When she was finished, she just looked at me and smiled.

It was at that very instant that I realized that I had been wrong for so many years. Not just wrong for living the way I had up until that point, but wrong for believing I was a saved, Born Again Christian. At that very moment it was like there was nothing or anyone else around. I couldn’t even hear the sound of traffic passing by. It was a very powerful and life changing moment.

I immediately went to the room I was staying in and with tears rolling I thanked God for preserving my life until I was able to know the truth. I immediately knew that had I died prior to that meeting with the Badjao children I would have spent eternity in Hell.

Upon returning to the US, I found it hard to sleep at night thinking about the children I had meet on the streets during my trip to Mindanao. It did not take long before I decided to sell everything I had and moved to the island where I started a feeding program which soon evolved into me sponsoring some of the children in the public school system and eventually starting a learning center which taught reading, writing and math.

Sadly, on April 4th of last year there was a fire which destroyed over 2000 homes including the entire village of the Badjao as well as the learning center. A video I made that night can be viewed here:  and several pictures I took can be found here:

Fortunately, there were no deaths or serious injuries resulting from the fire, however; following the fire the Badjao were located to a refugee camp, and it was there that the problems began. Due to the crowded conditions and poor sanitation, there was an outbreak of measles which quickly spread through the camp. There were more than two dozen deaths that resulted and most of the victims were under three years of age. I myself even contracted measles despite being vaccinated as a child.
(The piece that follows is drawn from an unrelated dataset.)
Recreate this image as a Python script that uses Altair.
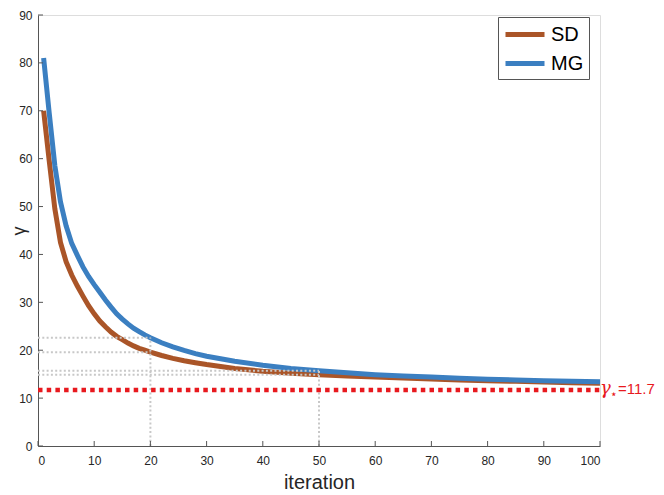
import altair as alt
import pandas as pd

# ---- data ----
iteration = [1, 2, 3, 4, 5, 6, 7, 8, 9, 10, 11, 12, 13, 14, 15, 16, 17, 18, 19, 20,
             22, 24, 26, 28, 30, 35, 40, 45, 50, 55, 60, 65, 70, 75, 80, 85, 90, 95, 100]
sd = [70, 59.5, 49.5, 42.5, 38.5, 35.7, 33.4, 31.3, 29.3, 27.6, 26.1, 24.9, 23.8, 22.9, 22.2,
      21.5, 20.9, 20.4, 20.0, 19.6, 18.9, 18.3, 17.8, 17.4, 17.0, 16.2, 15.6, 15.2, 14.9,
      14.6, 14.4, 14.2, 14.0, 13.8, 13.65, 13.5, 13.35, 13.2, 13.1]
mg = [81, 69.5, 58.5, 51, 46, 42.3, 39.8, 37.4, 35.4, 33.7, 32.1, 30.5, 29.0, 27.6, 26.5,
      25.5, 24.6, 23.9, 23.2, 22.6, 21.55, 20.7, 19.95, 19.3, 18.75, 17.7, 16.85, 16.2, 15.7,
      15.3, 14.9, 14.6, 14.4, 14.15, 13.95, 13.8, 13.65, 13.5, 13.4]
methods = ["SD", "MG"]
colors = ["#AA5528", "#3B7FC1"]
gamma_star = 11.7
marked_iters = [20, 50]
x_ticks = list(range(0, 101, 10))
y_ticks = list(range(0, 91, 10))

W, H = 562, 431
n = len(iteration)

curves = pd.DataFrame({
    "iteration": iteration * 2,
    "gamma": sd + mg,
    "method": ["SD"] * n + ["MG"] * n,
})

rows = []
for k in marked_iters:
    i = iteration.index(k)
    for v in (mg[i], sd[i]):
        rows.append({"x0": 0, "x1": k, "y0": v, "y1": v})
    rows.append({"x0": k, "x1": k, "y0": 0, "y1": mg[i]})
guides = pd.DataFrame(rows)

star = pd.DataFrame({"x0": [0], "x1": [iteration[-1]], "y": [gamma_star]})
xt = pd.DataFrame({"v": x_ticks})
yt = pd.DataFrame({"v": y_ticks})

xscale = alt.Scale(domain=[0, 100], nice=False, zero=False)
yscale = alt.Scale(domain=[0, 90], nice=False)
axis_col = "#262626"

x_axis = alt.Axis(values=x_ticks, title="iteration")
y_axis = alt.Axis(values=y_ticks, title="γ")

color = alt.Color("method:N", scale=alt.Scale(domain=methods, range=colors),
                  sort=methods,
                  legend=alt.Legend(title=None, orient="none", legendX=460, legendY=2,
                                    fillColor="white", strokeColor="#555555",
                                    padding=5, rowPadding=6,
                                    symbolType="M-1,0H2.9",
                                    symbolStrokeWidth=5, symbolSize=400,
                                    labelFontSize=20, labelFont="Liberation Sans",
                                    labelColor="black", labelOffset=23,
                                    cornerRadius=0))

base = alt.Chart(curves)
sd_line = base.transform_filter(alt.datum.method == "SD").mark_line(strokeWidth=5).encode(
    x=alt.X("iteration:Q", scale=xscale, axis=x_axis),
    y=alt.Y("gamma:Q", scale=yscale, axis=y_axis),
    color=color,
)
mg_line = base.transform_filter(alt.datum.method == "MG").mark_line(strokeWidth=5).encode(
    x=alt.X("iteration:Q", scale=xscale, axis=x_axis),
    y=alt.Y("gamma:Q", scale=yscale, axis=y_axis),
    color=color,
)

guide_rules = alt.Chart(guides).mark_rule(color="#C8C8C8", strokeWidth=2,
                                          strokeDash=[2, 2.3]).encode(
    x=alt.X("x0:Q", scale=xscale, axis=x_axis), x2="x1:Q",
    y=alt.Y("y0:Q", scale=yscale, axis=y_axis), y2="y1:Q",
)

star_rule = alt.Chart(star).mark_rule(color="#E8191E", strokeWidth=4.5,
                                      strokeDash=[4.5, 4.2]).encode(
    x=alt.X("x0:Q", scale=xscale, axis=x_axis), x2="x1:Q",
    y=alt.Y("y:Q", scale=yscale, axis=y_axis),
)

gamma_txt = alt.Chart(star).mark_text(text="γ", color="#E8191E", fontSize=18,
                                      font="DejaVu Serif", fontStyle="italic",
                                      align="left", baseline="middle", dx=0, dy=-1).encode(
    x=alt.X("x1:Q", scale=xscale, axis=x_axis), y=alt.Y("y:Q", scale=yscale, axis=y_axis))
star_txt = alt.Chart(star).mark_text(text="⋆", color="#E8191E", fontSize=12,
                                     font="DejaVu Sans", align="left",
                                     baseline="middle", dx=10, dy=4).encode(
    x=alt.X("x1:Q", scale=xscale, axis=x_axis), y=alt.Y("y:Q", scale=yscale, axis=y_axis))
val_txt = alt.Chart(star).mark_text(text="=11.7", color="#E8191E", fontSize=15,
                                    font="Liberation Sans", align="left",
                                    baseline="middle", dx=18, dy=-1).encode(
    x=alt.X("x1:Q", scale=xscale, axis=x_axis), y=alt.Y("y:Q", scale=yscale, axis=y_axis))

ytick_rules = alt.Chart(yt).mark_rule(color="#555555", strokeWidth=1).encode(
    y=alt.Y("v:Q", scale=yscale, axis=y_axis), x=alt.value(0), x2=alt.value(5))
xtick_rules = alt.Chart(xt).mark_rule(color="#555555", strokeWidth=1).encode(
    x=alt.X("v:Q", scale=xscale, axis=x_axis), y=alt.value(H), y2=alt.value(H - 5))

chart = alt.layer(
    sd_line, mg_line, guide_rules, star_rule, gamma_txt, star_txt, val_txt,
    ytick_rules, xtick_rules,
).properties(
    width=W, height=H,
    autosize=alt.AutoSizeParams(type="none"),
    padding={"left": 30, "top": 7, "right": 56, "bottom": 47},
).configure_view(stroke=None).configure(background="white").configure_axis(
    grid=False, ticks=False, labelFontSize=12, labelColor=axis_col,
    domainColor="#555555", labelFont="Liberation Sans", titleFont="Liberation Sans",
    titleFontWeight="normal", titleColor=axis_col,
).configure_axisX(
    labelPadding=9, titleFontSize=20, titlePadding=6,
).configure_axisY(
    labelPadding=6, titleFontSize=18, titleX=-19, titleY=H / 2, titleAngle=270,
    titleAlign="center", titleBaseline="middle",
)

chart.save("out.html", embed_options={"renderer": "svg", "actions": False})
It is amazing how God works sometimes. It took three children from a pagan tribe halfway around the world to show me what a lifetime of going to church and countless pastors could not. And while my salvation comes only through Jesus Christ and the sacrifice, He made for all of us, I owe the Badjao for showing me this. It is for that very reason that I have decided to dedicate the remaining years of my life helping them with education, livelihood projects and eventually I hope they too will receive the same gift I have through Jesus Christ.